-- start --

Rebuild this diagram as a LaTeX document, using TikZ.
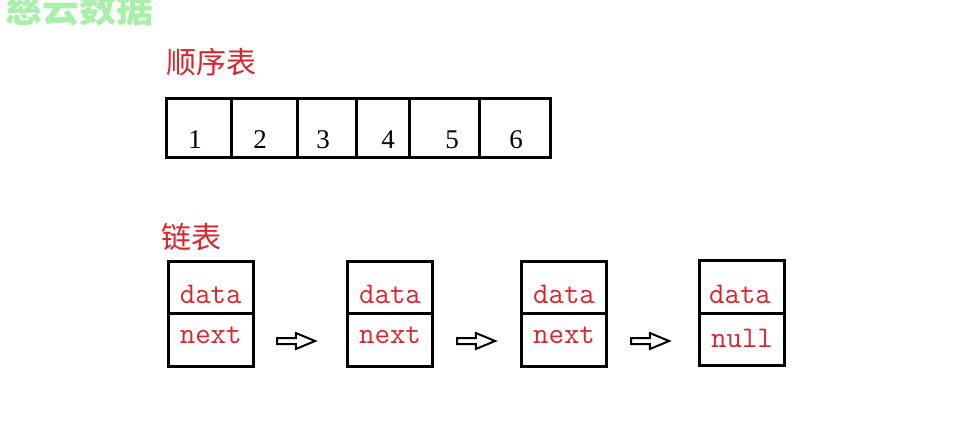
\documentclass[tikz,border=0pt]{standalone}
\usepackage{fontspec}
\setmainfont{Liberation Serif}
\newfontfamily\cjk{Noto Sans CJK SC}
\usepackage{xcolor}
\usetikzlibrary{shapes.arrows}
\definecolor{lblred}{RGB}{218,37,44}
\definecolor{wmgreen}{RGB}{168,240,168}

\begin{document}
\begin{tikzpicture}[x=1pt, y=-1pt,
  heading/.style={font=\cjk\fontsize{30}{30}\selectfont, text=lblred, anchor=base west, inner sep=0pt},
  frame/.style={black, line width=3pt},
  cell/.style={draw, line width=3pt, minimum width=85pt, inner sep=0pt, outer sep=0pt},
  digit/.style={font=\fontsize{27}{27}\selectfont, anchor=base, inner sep=0pt},
  field/.style={font=\ttfamily\fontsize{30}{30}\selectfont, text=lblred, anchor=base, inner sep=0pt},
  pointer/.style={single arrow, draw, line width=2pt, minimum height=38pt,
    inner xsep=0pt, inner ysep=2pt, text height=0pt, text depth=0pt,
    single arrow head extend=5pt, single arrow tip angle=45}]
  \useasboundingbox (0,0) rectangle (966,440);
  % watermark, cut at the top
  \node[font=\cjk\bfseries\fontsize{37}{37}\selectfont, text=wmgreen, anchor=base west, inner sep=0pt] (mark) at (5,22) {慈云数据};
  % Sequence table
  \node[heading] (seqtitle) at (166,73) {顺序表};
  \draw[frame] (166,98) rectangle (550,157);
  \foreach \x in {231,297,356,409,479}
    \draw[frame] (\x,98) -- (\x,157);
  \foreach \n/\x in {1/195,2/260,3/323,4/388,5/452,6/516}
    \node[digit] (item\n) at (\x,148) {\n};
  % Linked list
  \node[heading] (listtitle) at (161,248) {链表};
  \foreach \i/\x in {1/210.7,2/390,3/564} {
    \node[cell, minimum height=52pt] (data\i) at (\x,287.4) {};
    \node[cell, minimum height=53.5pt, anchor=north] (next\i) at (data\i.south) {};
    \node[field] (dlab\i) at (\x,303) {data};
    \node[field] (nlab\i) at (\x,343) {next};
  }
  \node[cell, minimum height=52.7pt] (data4) at (741.5,286.7) {};
  \node[cell, minimum height=52.3pt, anchor=north] (next4) at (data4.south) {};
  \node[field] (dlab4) at (740,303) {data};
  \node[field] (nlab4) at (742,347) {null};
  % Pointers between the nodes
  \foreach \i/\x in {1/292.5,2/472.5,3/646.5}
    \node[pointer] (arrow\i) at (\x,341) {};
\end{tikzpicture}
\end{document}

-- end --

- **Written task**
Copy every line above word for word and exclude the pictures.

- **Answer in full**
Rebuild this diagram as a LaTeX document, using TikZ.
\documentclass[tikz,border=0pt]{standalone}
\usepackage{fontspec}
\setmainfont{Liberation Serif}
\newfontfamily\cjk{Noto Sans CJK SC}
\usepackage{xcolor}
\usetikzlibrary{shapes.arrows}
\definecolor{lblred}{RGB}{218,37,44}
\definecolor{wmgreen}{RGB}{168,240,168}

\begin{document}
\begin{tikzpicture}[x=1pt, y=-1pt,
  heading/.style={font=\cjk\fontsize{30}{30}\selectfont, text=lblred, anchor=base west, inner sep=0pt},
  frame/.style={black, line width=3pt},
  cell/.style={draw, line width=3pt, minimum width=85pt, inner sep=0pt, outer sep=0pt},
  digit/.style={font=\fontsize{27}{27}\selectfont, anchor=base, inner sep=0pt},
  field/.style={font=\ttfamily\fontsize{30}{30}\selectfont, text=lblred, anchor=base, inner sep=0pt},
  pointer/.style={single arrow, draw, line width=2pt, minimum height=38pt,
    inner xsep=0pt, inner ysep=2pt, text height=0pt, text depth=0pt,
    single arrow head extend=5pt, single arrow tip angle=45}]
  \useasboundingbox (0,0) rectangle (966,440);
  % watermark, cut at the top
  \node[font=\cjk\bfseries\fontsize{37}{37}\selectfont, text=wmgreen, anchor=base west, inner sep=0pt] (mark) at (5,22) {慈云数据};
  % Sequence table
  \node[heading] (seqtitle) at (166,73) {顺序表};
  \draw[frame] (166,98) rectangle (550,157);
  \foreach \x in {231,297,356,409,479}
    \draw[frame] (\x,98) -- (\x,157);
  \foreach \n/\x in {1/195,2/260,3/323,4/388,5/452,6/516}
    \node[digit] (item\n) at (\x,148) {\n};
  % Linked list
  \node[heading] (listtitle) at (161,248) {链表};
  \foreach \i/\x in {1/210.7,2/390,3/564} {
    \node[cell, minimum height=52pt] (data\i) at (\x,287.4) {};
    \node[cell, minimum height=53.5pt, anchor=north] (next\i) at (data\i.south) {};
    \node[field] (dlab\i) at (\x,303) {data};
    \node[field] (nlab\i) at (\x,343) {next};
  }
  \node[cell, minimum height=52.7pt] (data4) at (741.5,286.7) {};
  \node[cell, minimum height=52.3pt, anchor=north] (next4) at (data4.south) {};
  \node[field] (dlab4) at (740,303) {data};
  \node[field] (nlab4) at (742,347) {null};
  % Pointers between the nodes
  \foreach \i/\x in {1/292.5,2/472.5,3/646.5}
    \node[pointer] (arrow\i) at (\x,341) {};
\end{tikzpicture}
\end{document}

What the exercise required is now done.